Questa città ha bisogno di crescere culturalmente e di recuperare il meglio di sé. E’ necessario conoscere bene cosa c’è sotto di noi, cosa si muove nelle profondità prima di capire cosa e dove edificare. Non mi risulta (non vorrei sbagliare) sia mai stato fatto uno studio geofisico serio sul sottosuolo della città. Non mi risulta sia mai stato fatto un’analisi del fondo marino e delle correnti delle acque circostanti la città per capire come e dove eventualmente attrezzare delle infrastrutture portuali alternative, turistiche e commerciali. A questo, ma non solo, tende la proposta che ho avanzato qualche tempo fa, di fare di Monopoli una città universitaria. Avevo pensato alla zona dell’ex Cementeria, ma va bene dappertutto, purchè si faccia. Accoglienza stanziale di studenti e docenti. Facoltà che si occupino dello studio del territorio e delle attività portuali, del turismo e delle tradizioni storiche della città. Ai visitatori della città occorre offrire qualità. Ogni due o tre pizzerie, una bottega artigiana. Ogni due o tre B & B, una galleria d’Arte. Ogni due o tre bar, una mini biblioteca multimediale. Si potrebbero concedere agevolazioni burocratiche e fiscali per incentivare le aperture di queste attività. E basta discoteche a cielo aperto in luoghi inadatti come i vicoli del centro storico: la musica deve accompagnare il viandante, non bombardarlo. Che brutta parola abbiamo inventato: zonizzazione. Basterebbe il buon senso. I luoghi di intrattenimento vanno creati, ma nelle periferie, cosa che contribuirebbe anche a rivitalizzarle.
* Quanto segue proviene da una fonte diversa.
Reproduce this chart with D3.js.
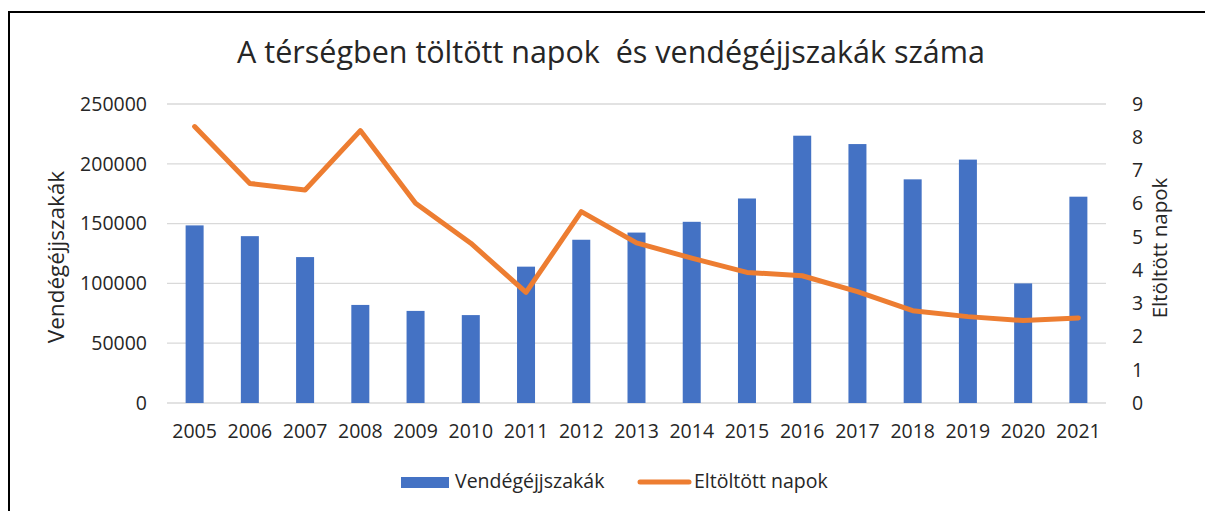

Insomma ad ogni occasione di ricambio della classe dirigente della città apriamo e, subito dopo, chiudiamo il nostro libro dei sogni. Ciò accade perché la politica ha sempre avuto lo sguardo miope e la volontà di non spezzare equilibri che consentano di galleggiare, magari anche facendo bella figura. Ci rendiamo conto che non è facile voltare davvero pagina e imboccare una strada certamente più impervia. Pur tuttavia non demordiamo e cerchiamo di offrire un contributo molto semplice da osservatori indipendenti e neanche competenti, ma, anche per tradizioni familiari, caldamente affezionati alle nostre radici e desiderosi di offrire alle future generazioni un posto migliore in cui vivere.